In opening statements in downtown Los Angeles, attorney Mark Lanier, representing sugar processors, gave the eight-member federal court jury a short rundown of the 2,000-year history of sugar, suggesting that all was well in the business until HFCS was “invented in a Japanese laboratory in 1955” and made commercially available in the 1970s.

“It’s cheap, it’s made from corn,” Lanier said, adding that it was linked to Cheez-Whiz and other popular processed foods.

However, in the early 2000s, Lanier alleged, “the tide really started to change” for HFCS, when articles began appearing suggesting that corn syrup “may play a role in the obesity epidemic.”

Allegations in the media about HFCS’ so-called hazards “started to have an effect on the market,” the attorney said, and refiners began a “sugar is sugar” campaign to convince consumers that “your body can’t tell the difference.”

Lanier said that, in fact, “your body can tell the difference and the corn refiners knew it.”

But attorney Dan Webb, representing Cargill and other corn refiners, told the jury that each of Lanier’s allegations was “false,” and branded the sugar industry’s lawsuit as “phony.”

The Sugar Association’s contention that HFCS plays a part in diabetes, stroke and other ailments is based on “junk science,” he told jurors.

The sugar trade group’s real gripe against HFCS is that the corn refiners “took a large market share from the sugar companies,” up to 50 percent of the market by 2003, Webb said.

A “decade of attacks” by the sugar companies and their trade group followed, the attorney said, including such anti-corn syrup zingers as calling HFCS “the crack cocaine of all sweeteners” and alleging that the stuff “can make you fat and stupid.”

In fact, Webb told the jury, HFCS is “nutritionally equivalent to sugar” and is simply a “form of sugar made from corn.”
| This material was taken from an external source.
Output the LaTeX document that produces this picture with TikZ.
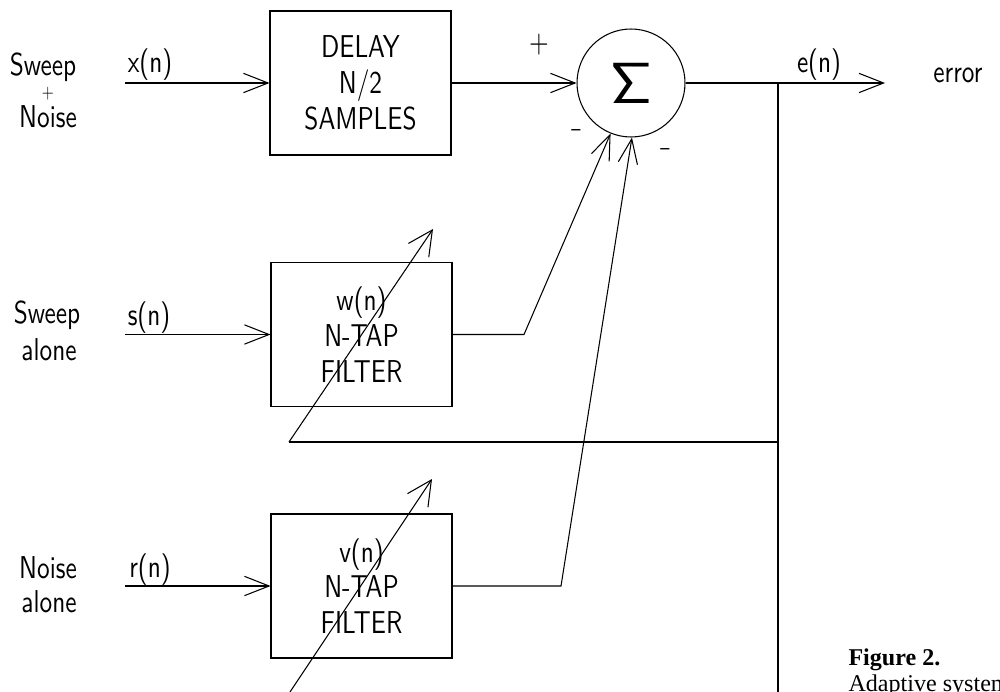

Both are “metabolized by your body in the same way,” he said.

The U.S. Food and Drug Administration in 2012 ruled that corn syrup, used to sweeten foods including soda, could not be called sugar.

The sugar growers are seeking $1.1 billion in compensatory damages over the advertising campaign, plus punitive damages and fees, Lanier said.

The corn refiners are seeking about $530 million in their countersuit.

The litigation was filed in federal court in Los Angeles because Sugar Association members are located within the jurisdiction of the Central District of California.